AMES: What struck me was the intensity of the friendships. I went to a large state school myself, and I’m so lucky to have lifelong friends, but I didn’t have like a small group of friends that I made as an undergraduate. I learned since moving here that many students, not everyone, but a large number of students at Harvard, make these really intense and enduring friendships during their freshman year when they’re randomly assigned. There’s something about smaller colleges that are more conducive to the formation of really tight-knit groups; students live together, take so many meals together, go to classes together, so it’s very likely that your college roommates can become your best friends for life. But in general, the time when you go to college is a special time; it’s the first time when you’re away from home, and you make lifelong friendships or meet your life partner in college.
GAZETTE: Your novel is set in the fictional Quincy-Hawthorn College, where four characters — Margaret, Alice, Ji Sun, and Lainey — meet on their first day of college as roommates and become lifelong friends. The story follows them after they leave college and start families. How did you build these characters?
AMES: I’m a sentence-to-sentence writer, a scene-to-scene writer, and in the course of writing sentences and scenes, you start to build characters, and they start to reveal themselves sometimes in ways that you don’t even want them to. It sounds kind of absurd because you are writing the book and you are at the wheel, but characters do become alive and kind of walk into the room and do things that you hadn’t expected. In the beginning I was writing a short story with Margaret as a character. Lainey appeared next, then Ji Sun, and finally Alice. And as I was writing, the characters started to become more who they were. I don’t want to undermine the hard work it takes, but I have to say that characters just start talking to you as you keep writing. That part does feel a little bit like magic.
GAZETTE: How long did it take you to write this book?

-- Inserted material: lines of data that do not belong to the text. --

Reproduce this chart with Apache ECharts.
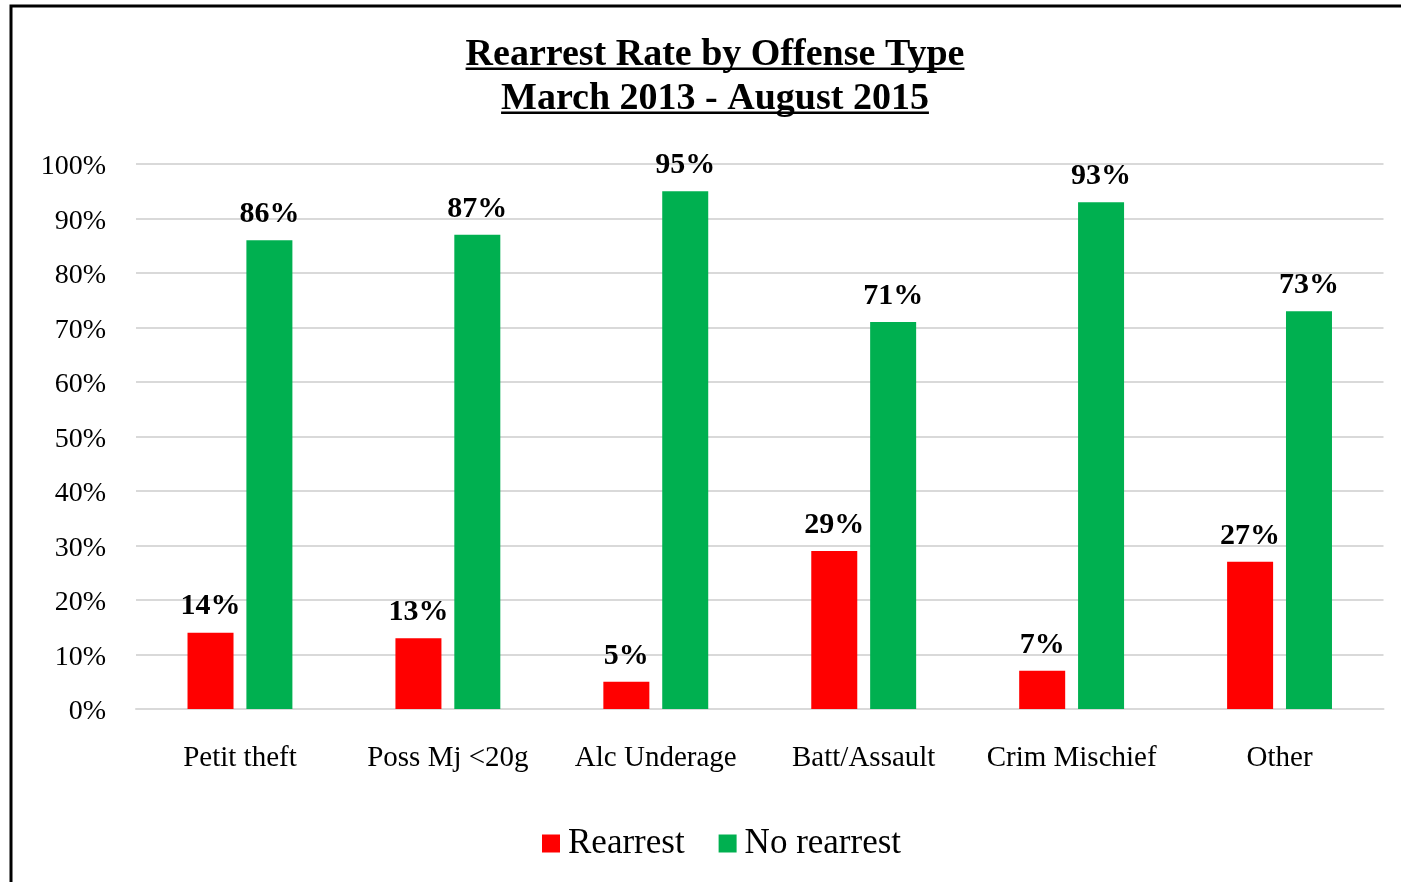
<!DOCTYPE html>
<html>
<head>
<meta charset="utf-8">
<script src="https://cdn.jsdelivr.net/npm/echarts@6/dist/echarts.min.js"></script>
<style>
  html, body { margin: 0; padding: 0; background: #fff; }
  #chart { width: 1401px; height: 882px; }
</style>
</head>
<body>
<div id="chart"></div>
<script>
// Offense categories and rates (percent)
const categories = ['Petit theft', 'Poss Mj <20g', 'Alc Underage', 'Batt/Assault', 'Crim Mischief', 'Other'];
const rearrest = [14, 13, 5, 29, 7, 27];
const noRearrest = [86, 87, 95, 71, 93, 73];
const titleLines = ['Rearrest Rate by Offense Type', 'March 2013 - August 2015'];
const seriesNames = ['Rearrest', 'No rearrest'];

const SERIF = '"Liberation Serif", "Times New Roman", serif';
const TITLE_SIZE = 38;
const TITLE_FONT = 'bold ' + TITLE_SIZE + 'px ' + SERIF;

// measure title widths for the underlines
const ctx = document.createElement('canvas').getContext('2d');
ctx.font = TITLE_FONT;

const centerX = 715;
const titleGraphics = [];
titleLines.forEach((line, i) => {
  const baseline = 65 + i * 44;
  const w = ctx.measureText(line).width;
  titleGraphics.push({
    type: 'text',
    x: centerX, y: baseline - 28.5,
    style: {
      text: line,
      font: TITLE_FONT,
      fill: '#000',
      align: 'center'
    }
  });
  titleGraphics.push({
    type: 'rect',
    shape: { x: centerX - w / 2, y: baseline + 2.5, width: w, height: 2.5 },
    style: { fill: '#000' }
  });
});

const chart = echarts.init(document.getElementById('chart'), null, { renderer: 'canvas' });

const labelStyle = {
  show: true,
  position: 'top',
  distance: 11,
  formatter: '{c}%',
  fontFamily: SERIF,
  fontWeight: 'bold',
  fontSize: 30,
  color: '#000'
};

chart.setOption({
  animation: false,
  backgroundColor: '#fff',
  textStyle: { fontFamily: SERIF },
  graphic: [
    {
      type: 'polyline',
      shape: { points: [[11, 900], [11, 6], [1420, 6]] },
      style: { stroke: '#000', lineWidth: 3, fill: null }
    }
  ].concat(titleGraphics),
  grid: { left: 136, right: 17.5, top: 164, bottom: 173, containLabel: false },
  legend: {
    bottom: 16,
    left: 537,
    itemWidth: 18,
    itemHeight: 18,
    itemGap: 34,
    icon: 'rect',
    textStyle: { fontFamily: SERIF, fontSize: 35, color: '#000', padding: [0, 0, 0, 3] },
    data: seriesNames
  },
  xAxis: {
    type: 'category',
    data: categories,
    axisLine: { lineStyle: { color: '#d9d9d9', width: 2 } },
    axisTick: { show: false },
    axisLabel: { fontFamily: SERIF, fontSize: 29, color: '#000', margin: 35, interval: 0 }
  },
  yAxis: {
    type: 'value',
    min: 0, max: 100, interval: 10,
    axisLine: { show: false },
    axisTick: { show: false },
    splitLine: { lineStyle: { color: '#d9d9d9', width: 2 } },
    axisLabel: {
      color: '#000',
      margin: 30,
      formatter: '{v|{value}%}',
      rich: { v: { fontFamily: SERIF, fontSize: 28, color: '#000', padding: [6, 0, 0, 0] } }
    }
  },
  series: [
    {
      name: seriesNames[0], type: 'bar', data: rearrest,
      barWidth: 46, barGap: '28%',
      itemStyle: { color: '#ff0000' },
      label: labelStyle
    },
    {
      name: seriesNames[1], type: 'bar', data: noRearrest,
      barWidth: 46, barGap: '28%',
      itemStyle: { color: '#00b050' },
      label: labelStyle
    }
  ]
});
</script>
</body>
</html>
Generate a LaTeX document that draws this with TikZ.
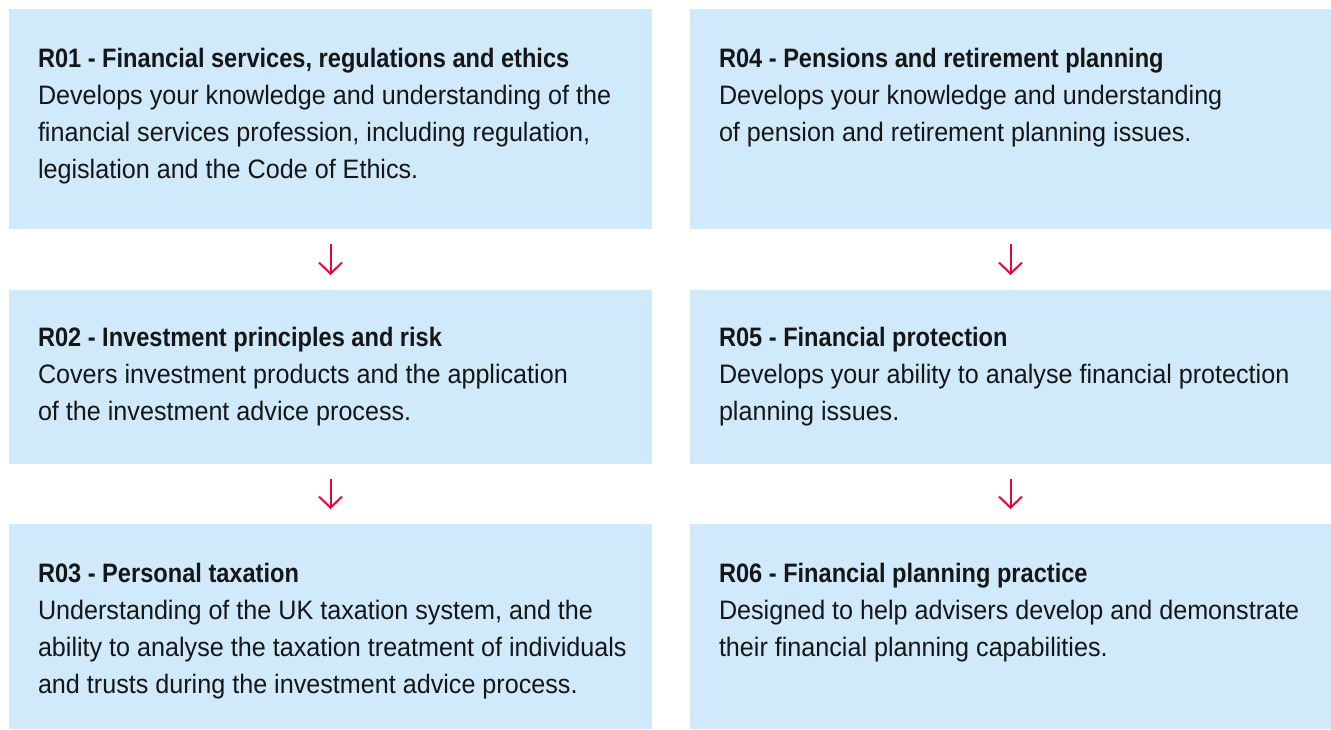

AMES: I was just thinking on how connected to the school year this book is because I moved here in 2016, and started writing it in 2017. In 2018, the book sold, and I revised it, and in 2019, it came out. It was like working on a college schedule. I’m so connected to the rhythms of college right now. I had a rough idea of where I wanted the book to end. It changed as I was writing it, but most of the changes happened throughout the process rather than having a big revision after it was completed.
GAZETTE: What’s the most surprising thing you learned while writing this book?
AMES: This may sound silly, but I was surprised by how much I enjoyed working on it.
Prior to working on this book, I might have agreed with people who say they don’t like writing, they like having written. I always kind of identified with that. Now I can really say I loved writing, coming back to it each day. I certainly tore some hair out, but I really loved working on it. That was a happy surprise.
GAZETTE: Who are your favorite writers?
AMES: I love Meg Wolitzer, Zadie Smith, Lorrie Moore, George Saunders, Chimamanda Ngozi Adichie, Elizabeth Strout. I love so many writers. I just finished “The Need” by Helen Phillips; it was amazing. I just can’t even stop thinking about it. It’s so unsettling and immersive and beautiful that I want to join a book club just to talk about this book. That’s always a good feeling when you finish a book and you just are desperate to talk about it.
GAZETTE: What do you hope your readers will gain from reading your book?
AMES: What I hope readers will gain from my book is more empathy. Every work of fiction, in some ways, is part of the project of having more empathy for other human beings. I hope they’ll come away with questions about their own friendships and their own decisions. I hope they’ll come away still wanting to spend time with the characters. For me, when I finish a book, sometimes I don’t want to leave the characters. That’s the feeling I’m always after as a reader. And so that’s the feeling I want to provide as a writer. Hopefully the book will offer the reader good company and consolation.
This interview has been edited for clarity and condensed for length.